A Monolithic Dome Home with a WOW Factor
A five-year project
After retiring his position as an American Airlines’ flight dispatcher at DFW, Don Steelman enrolled in one of Monolithic’s hands-on Workshops. What he learned and did convinced him of the innate qualities of a Monolithic Dome home. Impressed by the dome’s longevity and energy efficiency, Don and wife decided to move to Mohave Valley, Arizona and build a Monolithic Dome home.
Because Don flew his own plane, he chose a 1.2 acre homesite that backed up to a 5-acre runway and had plenty of room for a 42-foot by 48-foot hangar and a dome home.
In 2004, work began on a Monolithic Dome home with a 60-foot diameter and a 35-foot height. Don said, "It’s built on a 10-foot stemwall that goes about four feet into the ground because we wanted to take advantage of the earth’s natural heating and cooling.
“It’s a large home with three levels,” Don continued. “We have 2985 square feet on the bottom level that has room for at least four cars. The second level has another 2985 square feet and includes living and dining areas, a kitchen, a bathroom and a wraparound staircase that encloses an elevator.

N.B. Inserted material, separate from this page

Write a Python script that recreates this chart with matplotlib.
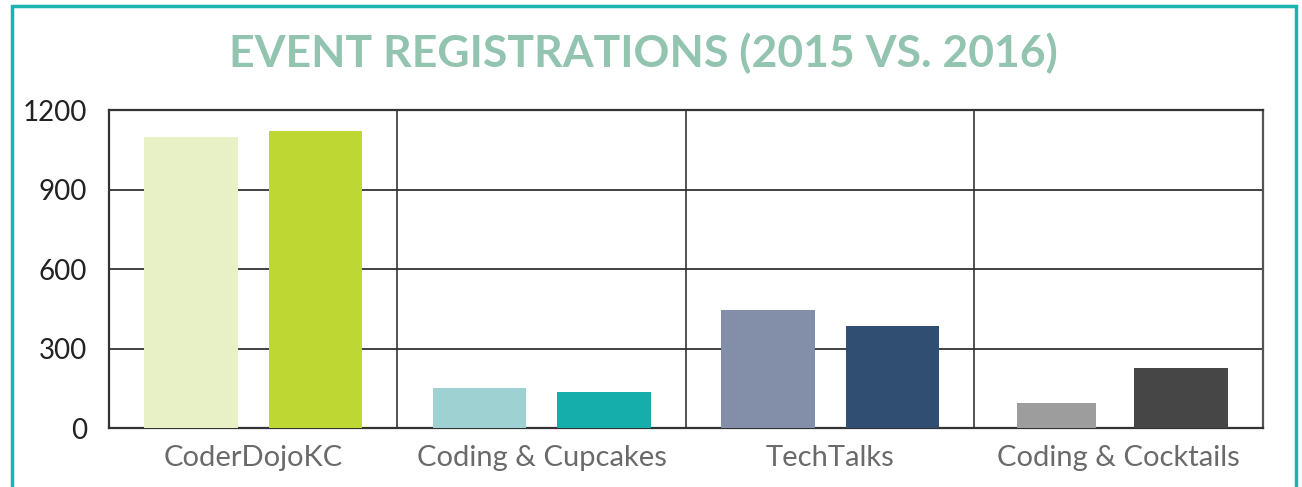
import matplotlib
matplotlib.use('Agg')
import matplotlib.pyplot as plt
import numpy as np
from matplotlib.patches import Rectangle

matplotlib.rcParams['font.family'] = ['Lato', 'DejaVu Sans']

### data
events = ['CoderDojoKC', 'Coding & Cupcakes', 'TechTalks', 'Coding & Cocktails']
reg_2015 = [1100, 150, 447, 95]
reg_2016 = [1122, 135, 386, 227]
colors_2015 = ['#e8f0c6', '#9ed2d2', '#838ea8', '#9e9d9e']
colors_2016 = ['#bed733', '#16aeab', '#2f4e72', '#464646']
yticks = [0, 300, 600, 900, 1200]

fig = plt.figure(figsize=(13.02, 4.87), dpi=100)
ax = fig.add_axes([0.0837, 0.1211, 0.8863, 0.6530])

x = np.arange(len(events))
w = 0.325
off = 0.216
# the 2015 cocktails bar is drawn a bit narrower in the original
w15 = [w, w, w, 0.273]
ax.bar(x - off, reg_2015, width=w15, color=colors_2015, zorder=3)
ax.bar(x + off, reg_2016, width=w, color=colors_2016, zorder=3)

ax.set_xlim(-0.5, len(events) - 0.5)
ax.set_ylim(0, 1200)
ax.set_yticks(yticks)
ax.set_xticks(x)
ax.set_xticklabels(events, fontsize=21, color='#6a6a6a', fontweight='normal')
ax.set_xticks(x[:-1] + 0.5, minor=True)
ax.tick_params(axis='y', labelsize=20, labelcolor='#222222', length=0, pad=16)
ax.tick_params(axis='x', which='both', length=0, pad=12)

ax.grid(axis='y', color='#333333', linewidth=1.3, zorder=1)
ax.grid(axis='x', which='minor', color='#444444', linewidth=1.3, zorder=1)
ax.grid(axis='x', which='major', visible=False)
for s in ax.spines.values():
    s.set_color('#333333')
    s.set_linewidth(1.6)
ax.spines['right'].set_color('#555555')

fig.text(0.494, 0.89, 'EVENT REGISTRATIONS (2015 VS. 2016)', ha='center', va='center',
         fontsize=32, fontweight='bold', color='#93c4b0')

# teal frame round the whole graphic
fig.patches.append(Rectangle((12 / 1302, -0.05), 1284 / 1302, 1.05 - 6 / 487,
                             transform=fig.transFigure, fill=False,
                             edgecolor='#1ab3ad', linewidth=2.5))

fig.savefig('out.png', dpi=100)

The highest level has 1895 square feet, a balcony that overlooks the main floor, bedrooms and bathrooms.”
After contractors built the dome, Don began the finishing process. Though he had friends who helped, the work went slowly. “It really was a five-year project,” he said.
The WOW factor
Mohave Valley is a farming area for cotton and alfalfa that has a very low population density – just 17,092 people in 45.3 square miles. Despite that, the dome created a lot of curiosity during its building process. Once it looked completed from the outside, people began stopping by and asking to see the inside.
“They would drive by and stop,” Don said. "We’d get several cars every week – and we still do. People are curious. They really want to see the inside, so I give them what I call my 25-cent tour.
“And the reaction is always the same! It’s the WOW factor! They walk in the front door and they look 30 feet up to the top of the dome and it’s WOW! They are always impressed and they all like it.”